1. This lexicon can be used freely for research purposes. 
2. The papers listed below provide details of the creation and use of 
   the lexicon. If you use a lexicon, then please cite:
	Kiritchenko, S., Zhu, X., Cherry, C., and Mohammad, S. (2014) 
	NRC-Canada-2014: Detecting Aspects and Sentiment in Customer 
	Reviews. Proceedings of the 8th International Workshop on 
	Semantic Evaluation Exercises (SemEval-2014), Dublin, Ireland, 
	2014.

3. If interested in commercial use of the lexicon, send email to the 
   contact. 
4. If you use the lexicon in a product or application, then please 
   credit the authors and NRC appropriately. Also, if you send us an 
   email, we will be thrilled to know about how you have used the 
   lexicon.
5. National Research Council Canada (NRC) disclaims any responsibility 
   for the use of the lexicon and does not provide technical support. 
   However, the contact listed above will be happy to respond to 
   queries and clarifications.
6. Rather than redistributing the data, please direct interested 
   parties to this page:
   http://www.purl.com/net/lexicons 

Please feel free to send us an email:
- with feedback regarding the lexicon. 
- with information on how you have used the lexicon. 
- if interested in having us analyze your data for sentiment, emotion, 
  and other affectual information.
- if interested in a collaborative research project.

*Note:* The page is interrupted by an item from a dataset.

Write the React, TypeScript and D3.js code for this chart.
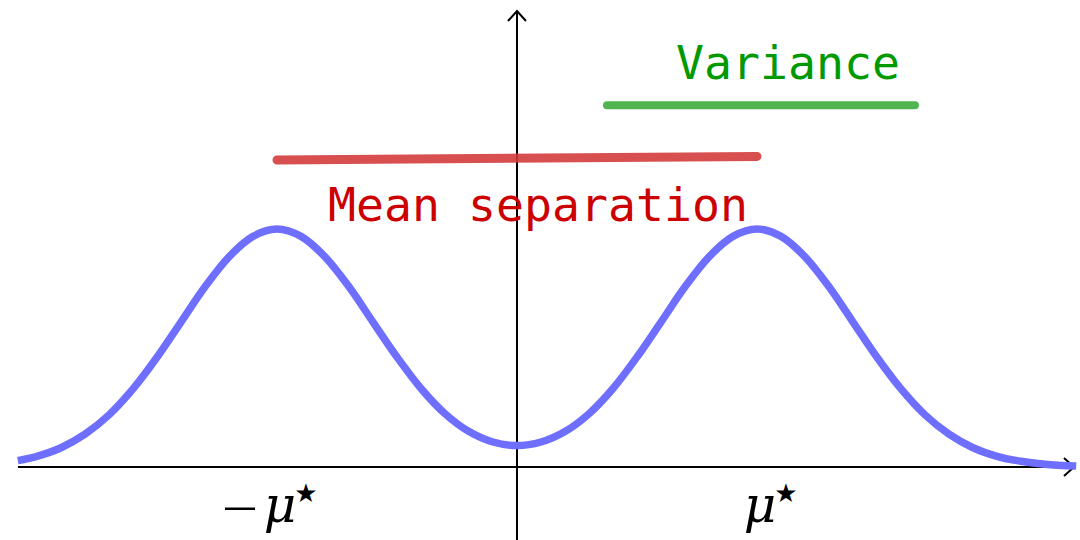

**********************************************
DATA SOURCE
**********************************************

The NRC Yelp Restaurant Sentiment Lexicons are automatically generated from the following data source:
customer reviews for food-related businesses from the Yelp Phoenix Academic Dataset (http://www.yelp.com/dataset_challenge).


**********************************************
FILE FORMAT
**********************************************

Each line in the lexicons has the following format:
<term><tab><score><tab><Npos><tab><Nneg>

<term> can be a unigram or a bigram;
<score> is a real-valued sentiment score: score = PMI(w, pos) - PMI(w, neg), where PMI stands for Point-wise Mutual Information between a term w and the positive/negative class;
<Npos> is the number of times the term appears in the positive class, ie. in tweets with positive hashtag or emoticon;
<Nneg> is the number of times the term appears in the negative class, ie. in tweets with negative hashtag or emoticon.


**********************************************
AffLex and NegLex
**********************************************

Both parts, AffLex and NegLex, of each lexicon are contained in the same file. The NegLex entries have suffixes '_NEG' or '_NEGFIRST'.

In the unigram lexicon:
'_NEGFIRST' is attached to terms that directly follow a negator;
'_NEG' is attached to all other terms in negated contexts (not directly following a negator).

In the bigram lexicon:
'_NEG' is attached to all terms in negated contexts.

Both suffixes are attached only to nouns, verbs, adjectives, and adverbs. All other parts of speech do not get these suffixes attached. 


**********************************************
More Information
**********************************************
Details on the process of creating the lexicons can be found in:
Kiritchenko, S., Zhu, X., Mohammad, S. (2014). Sentiment Analysis of Short Informal Texts.  Journal of Artificial Intelligence Research, 50:723-762, 2014.